The respondent assessee is a company engaged in manufacture of plastic goods and certain machinery parts for the use by sister concerns. The matter relates to the Assessment Year 1970-71, relevant accounting year ending on 20th June 1969. In the income tax return and during the assessment proceedings, the respondent assessee claimed deduction under Section 80-I read with section 80-B(7) of the Act in respect of its profits and rebate at the higher rate of 35% under Section 33(1)(B)(i)(a) of the Act for the plant and machinery used for the manufacture of plastic. The respondent assessee explained to the Income Tax Officer the circumstances under which he was entitled to claim deduction and higher rate of development rebate, which the Income Tax Officer did not accept as the respondent assessee utilized the raw materials which were petro-chemicals.  According to him, the assessee neither manufactured any petro chemical products from the petroleum base nor any corresponding synthetic product from hydro carbons or other raw materials noted in item 18 of VI Schedule to the Act. He, therefore, concluded that the assessee was not engaged in priority industry.

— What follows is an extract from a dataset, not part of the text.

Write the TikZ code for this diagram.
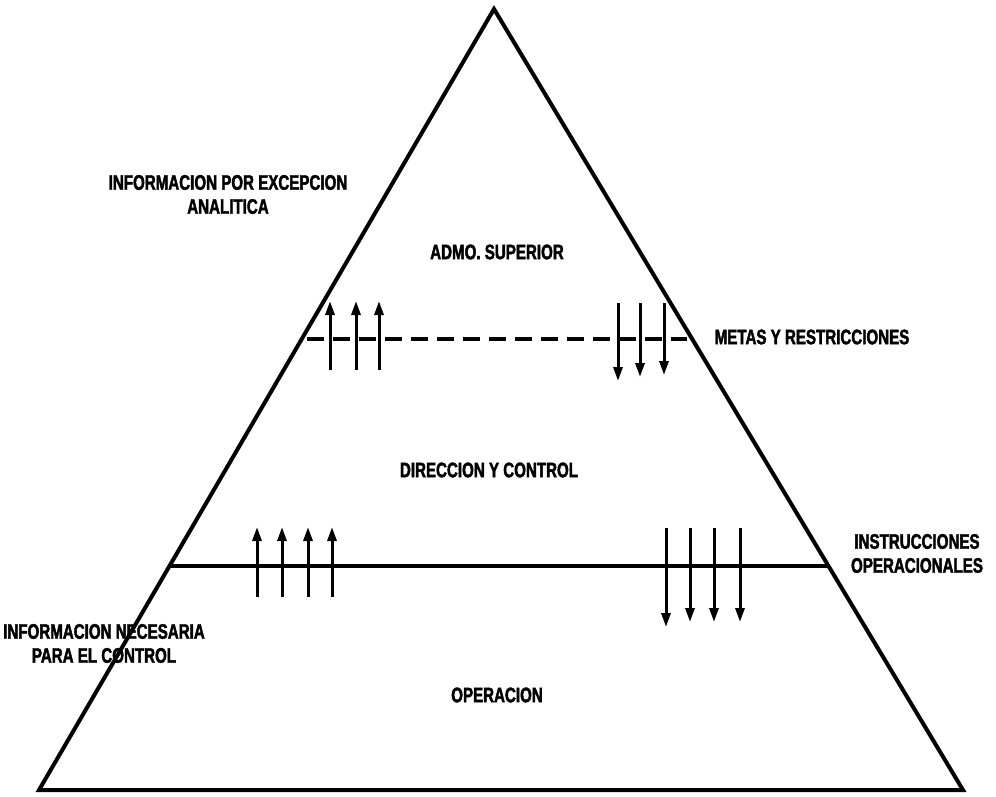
\documentclass[tikz,border=0pt]{standalone}
\usepackage{fontspec}
\usetikzlibrary{arrows.meta,calc}
\newfontfamily\labfont{Liberation Sans}[FakeStretch=0.72,FakeBold=2]
\begin{document}
\begin{tikzpicture}[x=1pt,y=-1pt,
  edge/.style={line width=4pt,line join=miter},
  level/.style={line width=3.2pt},
  flow/.style={line width=3pt,-{Triangle[length=14pt,width=9pt]}},
  lbl/.style={font=\labfont\bfseries\fontsize{21}{24}\selectfont,inner sep=0pt,align=center}]
  \useasboundingbox (0,0) rectangle (996,796);
  % pyramid outline
  \coordinate (apex) at (494,9);
  \coordinate (bl) at (39,790);
  \coordinate (br) at (963,790);
  \draw[edge] (bl) -- (apex) -- (br) -- cycle;
  % level boundaries
  \coordinate (dl) at (307,339);
  \coordinate (dr) at (687,339);
  \draw[level,dash pattern=on 17pt off 9pt] (dl) -- (dr);
  \coordinate (sl) at ($(apex)!0.7132!(bl)$);
  \coordinate (sr) at ($(apex)!0.7132!(br)$);
  \draw[level] (sl) -- (sr);
  % upward reports, upper boundary
  \foreach \x [count=\i] in {330,356,379}{
    \coordinate (ua\i) at (\x,370);
    \coordinate (ub\i) at (\x,301);
    \draw[flow] (ua\i) -- (ub\i);
  }
  % downward goals, upper boundary
  \foreach \x/\e [count=\i] in {618/381,640/377,664/375}{
    \coordinate (da\i) at (\x,303);
    \coordinate (db\i) at (\x,\e);
    \draw[flow] (da\i) -- (db\i);
  }
  % upward reports, lower boundary
  \foreach \x [count=\i] in {257,282,308,332}{
    \coordinate (la\i) at (\x,597);
    \coordinate (lb\i) at (\x,527);
    \draw[flow] (la\i) -- (lb\i);
  }
  % downward instructions, lower boundary
  \foreach \x/\e [count=\i] in {666/627,690/622,714/622,740/622}{
    \coordinate (ma\i) at (\x,528);
    \coordinate (mb\i) at (\x,\e);
    \draw[flow] (ma\i) -- (mb\i);
  }
  % labels
  \node[lbl] (exc) at (228,194.5) {INFORMACION POR EXCEPCION\\ANALITICA};
  \node[lbl] (sup) at (497,252) {ADMO. SUPERIOR};
  \node[lbl] (met) at (812,337) {METAS Y RESTRICCIONES};
  \node[lbl] (dir) at (489,470) {DIRECCION Y CONTROL};
  \node[lbl] (ins) at (917,553.5) {INSTRUCCIONES\\OPERACIONALES};
  \node[lbl] (nec) at (104,643.5) {INFORMACION NECESARIA\\PARA EL CONTROL};
  \node[lbl] (ope) at (497,695) {OPERACION};
\end{tikzpicture}
\end{document}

The Income Tax Officer further held that the assessee had not maintained any separate account of manufacture of machinery parts for the use by sister concerns and its claim was not verifiable. In appeal though the respondent assessee reiterated the aforesaid contentions, the Appellate Assistant Commissioner upheld the order of the Income Tax Officer. The respondent assessee went up in appeal before the Tribunal. Inviting the attention of the Tribunal to its explanation, extract from Hackh's Chemical dictionary, the opinion of Dr. G.N.Mathur, a decision of ''D' Bench Bombay in the case of Nirlon Synthetic Fibres and Chemicals Ltd. Bombay and the opinion of Shri Palkivala, the assessee urged that it was engaged in priority industry. The Revenue, however, justified the orders of Income Tax authorities. The Tribunal accepted the submissions made on behalf of the respondent assessee and held that the respondent assessee was entitled to deductions under Section 80-I and 33(1)(h)(B)(i)(a) of the Act.

We have heard Sri A.N.Mahajan, the learned counsel for the Revenue and Sri V.K.Upadhaya, the learned counsel appearing for the respondent assessee.

The question as to whether the plastic manufactured by the respondent assessee was petro chemical or not has been considered by the Apex Court in the case of J.K.Synthetics Ltd. v. Commissioner of Income Tax, (1981) 130 ITR 23 and Commissioner of Income Tax v. Nirlon Synthetic Fibres & Chemicals Ltd. (1981) 130 ITR 14 and it was held that the plastic manufactured by the assessee was petro chemical within the meaning of Item No.18 of the Sixth Schedule and was entitled to relief  under Section 80-I read with Section 80-B(7) of the Act and also the development rebate.

Respectfully following the aforesaid decision, we answer both the questions in the affirmative in favour of the respondent assessee and against the Revenue. However, there shall be no order as to costs.